SIBIU – Ein deutsches Internat, Mittagstisch im Österreichischen Konsulat, deutsche Bibliotheken, Ausstellungen, eine hervorragende Synphonie. Genau die richtige Größe, genau den richtigen Pegel an Aktion, genau die richtige, entspannte Stimmung, genau die Organisation, die ich an den Deutschen dann doch so liebe, und die vielerorts auf dem Balkan noch fehlt. Bei genau dem Schlag Freiwilliger, den man zu drei Tagen bummeln und Kaffee trinken braucht.

 

SEBES, ALBA IULIA – Besuch bei Julianes ehemaliger Austauschpartnerin aus Schulzeiten (hach, wie lang ist’s her…)Wir werden umsorgt, gefüttert, bekocht, bewaschen und gefahren. Uns werden Tickets gekauft, Stadtführungen gegeben und Rucksäcke getragen.

Bulgaristan 2

Da brummts noch. In den Ohren. Ich muss niesen. Die letzten Nuss-, Meer-, und Großstadtgerüche verflüchtigen sich im 38 Grad heißen Reisebus nach Varna. Bulgarien zum zweiten. Diesmal deutlich in deutlich abgeschwächterer Form, was Städte, Energie und Sonnenschein angeht.
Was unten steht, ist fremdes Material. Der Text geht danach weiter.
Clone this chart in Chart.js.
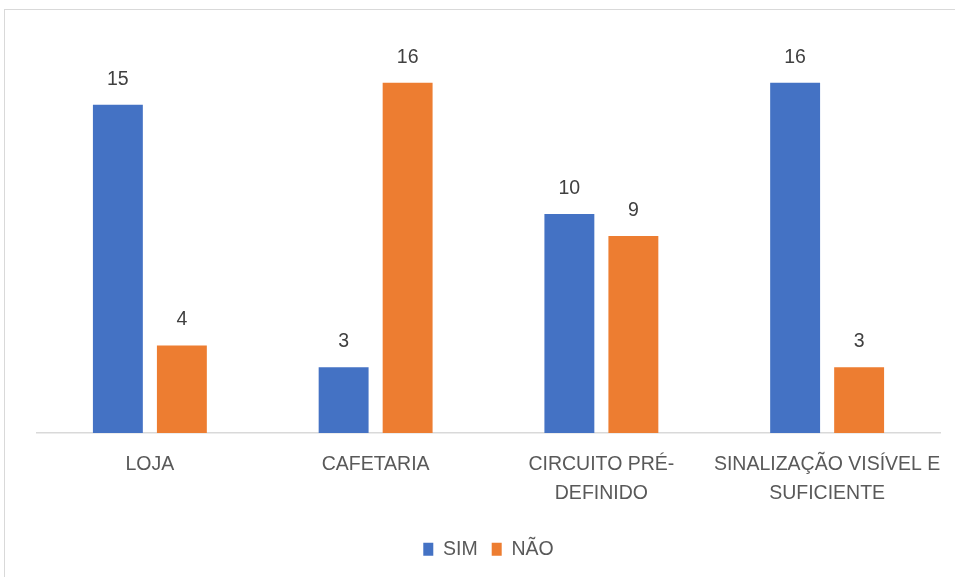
<!DOCTYPE html>
<html><head><meta charset="utf-8">
<script src="https://cdn.jsdelivr.net/npm/chart.js@4"></script>
<style>
html,body{margin:0;padding:0;background:#fff;overflow:hidden;width:955px;height:577px;}
#frame{position:absolute;left:4px;top:9px;width:980px;height:600px;border:1px solid #d9d9d9;box-sizing:border-box;}
#wrap{position:absolute;left:0;top:0;width:955px;height:577px;}
</style></head>
<body>
<div id="frame"></div>
<div id="wrap"><canvas id="c" width="955" height="577"></canvas></div>
<script>
const categories = [["LOJA"], ["CAFETARIA"], ["CIRCUITO PRÉ-", "DEFINIDO"], ["SINALIZAÇÃO VISÍVEL E", "SUFICIENTE"]];
const seriesNames = ["SIM", "NÃO"];
const simValues = [15, 3, 10, 16];
const naoValues = [4, 16, 9, 3];
const FONT = '"Liberation Sans", Arial, sans-serif';

const valueLabels = {
  id: 'valueLabels',
  afterDatasetsDraw(chart) {
    const ctx = chart.ctx;
    ctx.save();
    ctx.font = '19.5px ' + FONT;
    ctx.fillStyle = '#404040';
    ctx.textAlign = 'center';
    ctx.textBaseline = 'alphabetic';
    chart.data.datasets.forEach((ds, i) => {
      chart.getDatasetMeta(i).data.forEach((bar, j) => {
        ctx.fillText(String(ds.data[j]), bar.x, bar.y - 20);
      });
    });
    ctx.restore();
  }
};

new Chart(document.getElementById('c'), {
  type: 'bar',
  data: {
    labels: categories,
    datasets: [
      { label: seriesNames[0], data: simValues, backgroundColor: '#4472C4' },
      { label: seriesNames[1], data: naoValues, backgroundColor: '#ED7D31' }
    ]
  },
  options: {
    responsive: false,
    animation: false,
    layout: { padding: { left: 37, right: 15, top: 39, bottom: 8 } },
    datasets: { bar: { categoryPercentage: 0.567, barPercentage: 0.78 } },
    scales: {
      x: {
        grid: { display: false, drawTicks: false },
        border: { display: true, color: '#d9d9d9', width: 1.5 },
        ticks: { color: '#595959', font: { family: FONT, size: 19.5, lineHeight: 1.5 }, padding: 17, maxRotation: 0, autoSkip: false },
        afterFit(s) { s.height = 92.5; s.paddingLeft = 0; s.paddingRight = 0; }
      },
      y: { display: false, min: 0, max: 18 }
    },
    plugins: {
      legend: {
        position: 'bottom',
        labels: { color: '#595959', font: { family: FONT, size: 19.5 }, boxWidth: 10, boxHeight: 13, padding: 14 }
      },
      tooltip: { enabled: false }
    }
  },
  plugins: [valueLabels]
});
</script>
</body></html>
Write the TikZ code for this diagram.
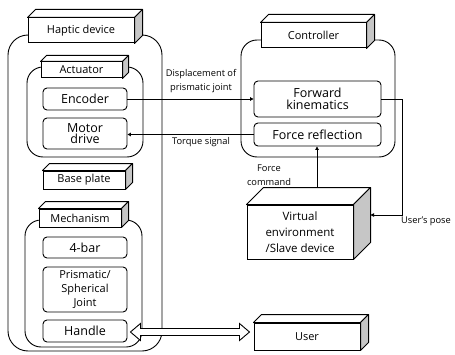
\documentclass[tikz,border=0pt]{standalone}
\usepackage{fontspec}
\setmainfont{Open Sans}
\usepackage{tikz}
\usetikzlibrary{arrows.meta, positioning, calc}
\tikzset{
    cube/.style   = {draw, fill=white, line width=1pt, inner sep=0pt,
                     font=\fontsize{11}{12}\selectfont, align=center},
    group/.style  = {draw, line width=0.9pt, rounded corners=16pt},
    block/.style  = {draw, line width=0.9pt, rounded corners=4pt, inner sep=0pt,
                     minimum width=84pt, font=\fontsize{12.5}{14}\selectfont, align=center},
    sig/.style    = {-{Triangle[length=3.5pt, width=3.5pt]}, line width=0.9pt},
    lbl/.style    = {font=\fontsize{9.3}{13.5}\selectfont, align=center, inner sep=1pt},
    hollow/.style = {draw, fill=white, line width=0.9pt, line join=miter},
}
% top and side face of a box node: #1 node, #2 depth
\newcommand{\cubefaces}[2]{%
    \draw[fill=white, line width=1pt, line join=round] (#1.north west) -- ++(#2,#2)
        -- ($(#1.north east)+(#2,#2)$) -- (#1.north east) -- cycle;
    \draw[fill=gray!45, line width=1pt, line join=round] (#1.north east) -- ++(#2,#2)
        -- ($(#1.south east)+(#2,#2)$) -- (#1.south east) -- cycle;
}

\begin{document}
\begin{tikzpicture}[x=1pt, y=1pt]
    \useasboundingbox (0,0) rectangle (455,354);

    % haptic device side
    \node[group, minimum width=154pt, minimum height=316pt, rounded corners=20pt] (haptic) at (85,161) {};
    \node[group, minimum width=116pt, minimum height=90pt] (actuator) at (85,242) {};
    \node[group, minimum width=117pt, minimum height=127pt] (mechanism) at (83.5,70.5) {};

    \node[cube, minimum width=106pt, minimum height=25pt] (hapticlbl) at (81,323.5) {Haptic device};
    \cubefaces{hapticlbl}{8}
    \node[cube, minimum width=81pt, minimum height=16pt] (actlbl) at (81.5,284) {Actuator};
    \cubefaces{actlbl}{6}
    \node[block, minimum height=22pt] (encoder) at (85,255) {Encoder};
    \node[block, minimum height=31pt] (motor) at (85,220.5) {Motor\\[-3pt]drive};
    \node[cube, minimum width=82pt, minimum height=18pt] (base) at (84,174) {Base plate};
    \cubefaces{base}{7}
    \node[cube, minimum width=82pt, minimum height=18pt] (mechlbl) at (80,136) {Mechanism};
    \cubefaces{mechlbl}{7}
    \node[block, minimum height=21pt] (fourbar) at (85,106.5) {4-bar};
    \node[block, minimum height=45pt, font=\fontsize{11}{14}\selectfont] (joint) at (85,64.5) {Prismatic/\\Spherical\\Joint};
    \node[block, minimum height=22pt] (handle) at (85,23) {Handle};

    % controller side
    \node[group, minimum width=154pt, minimum height=117pt] (controller) at (318,255.5) {};
    \node[cube, minimum width=105pt, minimum height=25pt] (ctrllbl) at (313.5,318.5) {Controller};
    \cubefaces{ctrllbl}{8}
    \node[block, minimum width=127pt, minimum height=36pt] (fk) at (317.5,255) {Forward\\[-2pt]kinematics};
    \node[block, minimum width=127pt, minimum height=23pt] (fr) at (317.5,219.5) {Force reflection};
    \node[cube, minimum width=106pt, minimum height=54pt, font=\fontsize{11.5}{16}\selectfont] (env) at (300,122)
        {Virtual\\environment\\/Slave device};
    \cubefaces{env}{17}
    \node[cube, minimum width=106pt, minimum height=27pt] (user) at (307,17.5) {User};
    \cubefaces{user}{8}

    % signals
    \draw[sig] ($(env.north)+(17,17)$) coordinate (fcup) -- (fcup |- fr.south);
    \draw[sig] (encoder.east) -- (fk.west);
    \draw[sig] (fr.west) -- (fr.west -| motor.east);
    \coordinate (turn) at ($(fk.east)+(21,0)$);
    \draw[sig] (fk.east) -- (turn) |- ($(env.east)+(17,17)$);
    \node[lbl] (disp) at (201,273) {Displacement of\\prismatic joint};
    \node[lbl] (torque) at (201,212) {Torque signal};
    \node[lbl] (fcmd) at (269,179) {Force\\command};
    \node[lbl] (pose) at (426,133) {User's pose};

    % handle <-> user
    \coordinate (hl) at ($(handle.east)+(3,-1)$);
    \coordinate (hr) at ($(hl -| user.west)+(-4,0)$);
    \draw[hollow] (hl) -- ++(10,8.5) -- ++(0,-5) -- ($(hr)+(-10,3.5)$) -- ++(0,5) -- (hr)
        -- ++(-10,-8.5) -- ++(0,5) -- ($(hl)+(10,-3.5)$) -- ++(0,-5) -- cycle;
\end{tikzpicture}
\end{document}
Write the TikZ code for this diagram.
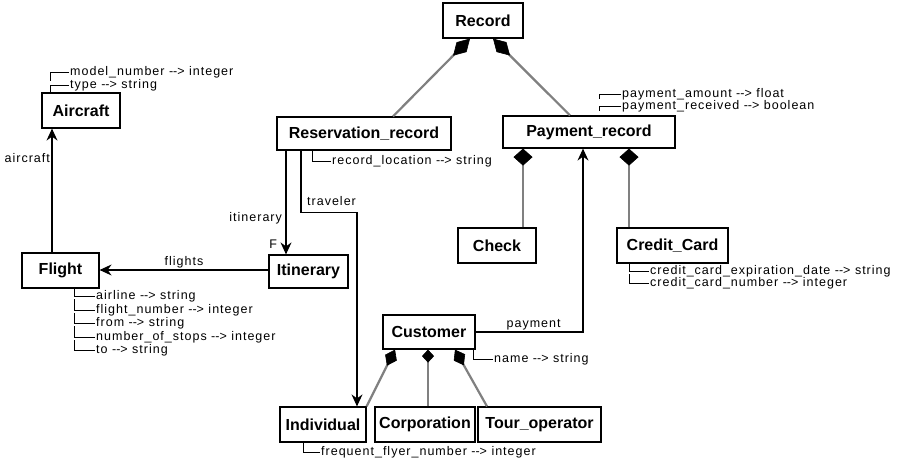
\documentclass[tikz,border=0pt]{standalone}
\usepackage{fontspec}
\usetikzlibrary{arrows.meta}
\newfontfamily\attrfont[LetterSpace=8]{Liberation Sans}
\newfontfamily\classfont{Liberation Sans}
\newcommand\maps{-\kern0pt-\kern0pt>}

\begin{document}
\begin{tikzpicture}[x=1pt,y=-1pt,
  cls/.style={draw, line width=1.2pt, inner sep=0pt, fill=white,
    font=\classfont\bfseries\fontsize{16}{18}\selectfont},
  attr/.style={font=\attrfont\fontsize{12.5}{13}\selectfont, inner sep=1pt, anchor=west},
  lbl/.style={font=\attrfont\fontsize{12.5}{13}\selectfont, inner sep=1.5pt},
  assoc/.style={draw, line width=1.2pt, -{Stealth[length=12pt,width=11pt,inset=4pt]}},
  comp/.style={draw=gray, line width=2.2pt,
    -{Diamond[color=black,fill=black,line width=0.6pt,length=17pt,width=19pt]}},
  compsmall/.style={comp, -{Diamond[color=black,fill=black,line width=0.6pt,length=13pt,width=12pt]}},
  compslant/.style={comp, -{Diamond[color=black,fill=black,line width=0.6pt,length=18pt,width=13pt]}},
  complong/.style={comp, -{Diamond[color=black,fill=black,line width=0.6pt,length=24pt,width=14pt]}},
  tree/.style={draw, line width=0.9pt},
]
\fill[white] (0,0) rectangle (904,462);
\useasboundingbox (0,0) rectangle (904,462);

% classes
\node[cls, minimum width=80pt,  minimum height=35pt] (record)   at (483,20.5)   {Record};
\node[cls, minimum width=78pt,  minimum height=35pt] (aircraft) at (81,110.5)   {Aircraft};
\node[cls, minimum width=174pt, minimum height=33pt] (resv)     at (364,133.5)  {Reservation\_record};
\node[cls, minimum width=172pt, minimum height=32pt] (payrec)   at (589,132)    {Payment\_record};
\node[cls, minimum width=78pt,  minimum height=35pt] (check)    at (497,245.5)  {Check};
\node[cls, minimum width=111pt, minimum height=35pt] (ccard)    at (672.5,245.5){Credit\_Card};
\node[cls, minimum width=77pt,  minimum height=35pt] (flight)   at (60.5,270.5) {Flight};
\node[cls, minimum width=79pt,  minimum height=33pt] (itin)     at (308.5,271.5){Itinerary};
\node[cls, minimum width=92pt,  minimum height=34pt] (customer) at (429,332)    {Customer};
\node[cls, minimum width=86pt,  minimum height=35pt] (indiv)    at (323,424.5)  {Individual};
\node[cls, minimum width=100pt, minimum height=35pt] (corp)     at (425,424.5)  {Corporation};
\node[cls, minimum width=123pt, minimum height=35pt] (tour)     at (539.5,424.5){Tour\_operator};

% composition (part-of) links
\draw[complong] ([xshift=29pt]resv.north)   -- ([xshift=-13pt]record.south);
\draw[complong] ([xshift=-19pt]payrec.north) -- ([xshift=10pt]record.south);
\draw[comp] ([xshift=26pt]check.north)    -- ([xshift=-66pt]payrec.south);
\draw[comp] ([xshift=-43.5pt]ccard.north) -- ([xshift=40pt]payrec.south);
\draw[compslant] (indiv.north east)          -- ([xshift=-34pt]customer.south);
\draw[compsmall] ([xshift=3pt]corp.north)    -- ([xshift=-1pt]customer.south);
\draw[compslant] ([xshift=-52.5pt]tour.north) -- ([xshift=26pt]customer.south);

% associations
\draw[assoc] ([xshift=-8.5pt]flight.north) -- node[lbl,pos=0.76,left]{aircraft} ([xshift=-29pt]aircraft.south);
\draw[assoc] ([yshift=1.5pt]itin.west) -- node[lbl,above]{flights} ([yshift=0.5pt]flight.east);
\draw[assoc] ([xshift=-78pt]resv.south) -- node[lbl,pos=0.65,left=2pt]{itinerary}
  node[lbl,pos=0.9,left=7pt]{F} ([xshift=-22.5pt]itin.north);
\draw[assoc] ([xshift=-63pt]resv.south) -- ++(0,62) coordinate (trv) -| ([xshift=34pt]indiv.north);
\node[lbl, anchor=base west, inner sep=0pt] at ([xshift=6pt,yshift=7pt]trv) {traveler};
\draw[assoc] (customer.east) -| node[lbl,pos=0.27,above]{payment} ([xshift=-6pt]payrec.south);

% attributes
\node[attr] (ac1) at (69,72) {model\_number \maps\ integer};
\node[attr] (ac2) at (69,85) {type \maps\ string};
\draw[tree] (ac1.west) -| ++(-19,9);
\draw[tree] (ac2.west) -| ++(-19,8);

\node[attr] (pr1) at (621,94)  {payment\_amount \maps\ float};
\node[attr] (pr2) at (621,106) {payment\_received \maps\ boolean};
\draw[tree] (pr1.west) -| ++(-22,5);
\draw[tree] (pr2.west) -| ++(-22,5);

\node[attr] (rl) at (331,161) {record\_location \maps\ string};
\draw[tree] (rl.west) -| ++(-19,-11);

\node[attr] (fl1) at (95,296.5) {airline \maps\ string};
\node[attr] (fl2) at (95,310)   {flight\_number \maps\ integer};
\node[attr] (fl3) at (95,323.5) {from \maps\ string};
\node[attr] (fl4) at (95,337)   {number\_of\_stops \maps\ integer};
\node[attr] (fl5) at (95,350.5) {to \maps\ string};
\draw[tree] (fl1.west) -| ++(-21,-8.5);
\foreach \n in {fl2,fl3,fl4,fl5} \draw[tree] (\n.west) -| ++(-21,-11);

\node[attr] (cc1) at (649,271)   {credit\_card\_expiration\_date \maps\ string};
\node[attr] (cc2) at (649,283.5) {credit\_card\_number \maps\ integer};
\draw[tree] (cc1.west) -| ++(-20,-8);
\draw[tree] (cc2.west) -| ++(-20,-10);

\node[attr] (cn) at (493,359.5) {name \maps\ string};
\draw[tree] (cn.west) -| ++(-20,-10.5);

\node[attr] (ff) at (320,452) {frequent\_flyer\_number \maps\ integer};
\draw[tree] (ff.west) -| ++(-17,-10);
\end{tikzpicture}
\end{document}
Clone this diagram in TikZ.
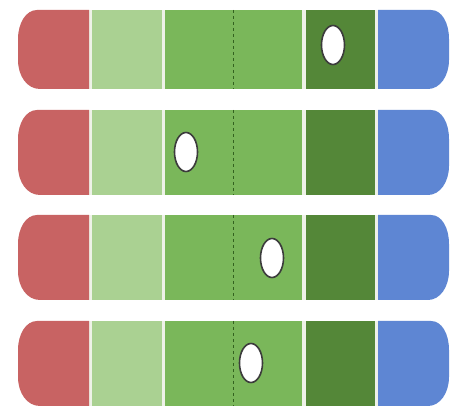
\documentclass[tikz,border=0pt]{standalone}
\usetikzlibrary{shapes.geometric}
\definecolor{cred}{HTML}{C86363}
\definecolor{clight}{HTML}{AAD192}
\definecolor{cmid}{HTML}{7AB75A}
\definecolor{cdark}{HTML}{548738}
\definecolor{cblue}{HTML}{5E86D3}
\definecolor{cdash}{HTML}{33621F}
\definecolor{coval}{HTML}{3C3C3C}
\definecolor{cgap}{HTML}{EEF2E8}
\begin{document}
\begin{tikzpicture}[x=1pt,y=-1pt,
  oval/.style={ellipse,draw=coval,line width=1.6pt,fill=white,minimum width=23pt,minimum height=39pt,inner sep=0pt},
  dashline/.style={draw=cdash,line width=1pt,dash pattern=on 3.5pt off 2.5pt}]
\useasboundingbox (0,0) rectangle (456,409);
\fill[white] (0,0) rectangle (456,409);
\foreach \t/\b/\ox/\oy/\nm in {10/89/333/45/a,110/195/186/152/b,215/300/272/258/c,321/406/251/363/d}{
  \fill[cgap] (88,\t) rectangle (379,\b);
  \fill[cred] (89,\t) -- (37,\t) .. controls (26,\t) and (18,\t+13) .. (18,\t+29) -- (18,\b-29) .. controls (18,\b-13) and (27,\b) .. (40,\b) -- (89,\b) -- cycle;
  \fill[clight] (92,\t) rectangle (162,\b);
  \fill[cmid] (165,\t) rectangle (302,\b);
  \fill[cdark] (306,\t) rectangle (375,\b);
  \fill[cblue] (378,\t) -- (431,\t) .. controls (442,\t) and (449,\t+13) .. (449,\t+29) -- (449,\b-29) .. controls (449,\b-13) and (440,\b) .. (428,\b) -- (378,\b) -- cycle;
  \draw[dashline] (233,\t) -- (233,\b);
  \node[oval] (oval\nm) at (\ox,\oy) {};
}
\end{tikzpicture}
\end{document}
VARNA – Morgens um fünf kommen wir an. Aus dem Bus mit Hochsommertemperaturen ausgesetzt in die eisige bulgarische Küstenkälte zu einer Zeit, wo die feierfreudigen Bulgaren noch brav unter ihren Decken schlummern – wer nähme ihnen das auch übel.

Wir in diesem Fall schon. Denn wie allgemein bekannt ist, fügt sich das menschliche Wesen unangenehmen Situationen nicht einfach mit einem Schulterwurf, besonders nicht, wenn der Energiestand durch zu wenig Schlaf nicht auf 100 % steht und Nahrung leider nicht verfügbar ist. Was tun? Meckern, maulen, lachen, schlurfen – und sich einfach den Bedürfnissen des weltlichen Seins fügen und: Schlafen – auf Casino-Sofen, wo die besoffenen Weiber um einen rumtorkeln, niemand an der Rezeption ist, wo bereits weitere Schlafbedürftige ihre Bedürfnisse befriedigen und das Wummern von oben einen in den Schlaf wiegt…

Hier die Fotos von der darauf folgenden Stadtbeschleichung:

 

SHUMEN – Wo wir uns alle wieder gesund gelacht haben. Hiermit nochmal ein kulturweiter Dank an das supergeniale Netzwerk unter uns Freiwilligen, wie wären wir sonst jemals in diese als sozialistisch super hässlich beschimpfte und von Reiseführern einfach nur verpönte Kleinstadt gekommen. Hier will das Plenum aktiv, dass man einen Bogen macht.

Das einzig Spektakuläre ist ein Riesendenkmal von irgendwelchen in Beton gefassten Monarchen, welches die ganze kleine Stadt vom Berg aus überschaut. Hier umgeht man brav das Kassenhäuschenn hintenrum – und das war’s dann auch schon in Shumen.

 

RUSE – Der Nord-Grenzort an der Donau. Hier ist eingentlich nicht die Stadt das spannende sondern der Transport…Was doch sonst in Bulgarien immer so gut funktioniert hat waren Bus und Bahn. Im vergleich zu Bosnien zumindest. Was tut der gemeine Mensch wenn er noch am Abend des Ankunftsmorgens weiterfahren will? Genau, fragen. Nach Bus und Bahn. Will man sich die Stadt aber noch angucken, reichen zwei Stunden bis zur Weiterfahrt nicht wirklich – Äußerst komisch, findet man, dass ins 70 Kilometer entfernte Bukarest nur ein Bus und eine Lok über die Donau in diese Richtung fahren.

Aber (die Bulgaren sind ja nicht blöd) es stehen Taxen bereit, die einen für (ich hab’s vergessen… 30 Euro?) mal eben nach Bukarest fahren. Da sagt man doch nicht nein.

Was man vorher mit dem Daumen gemacht hat, tut man nun im Taxi… Strecke machen mal ganz anders.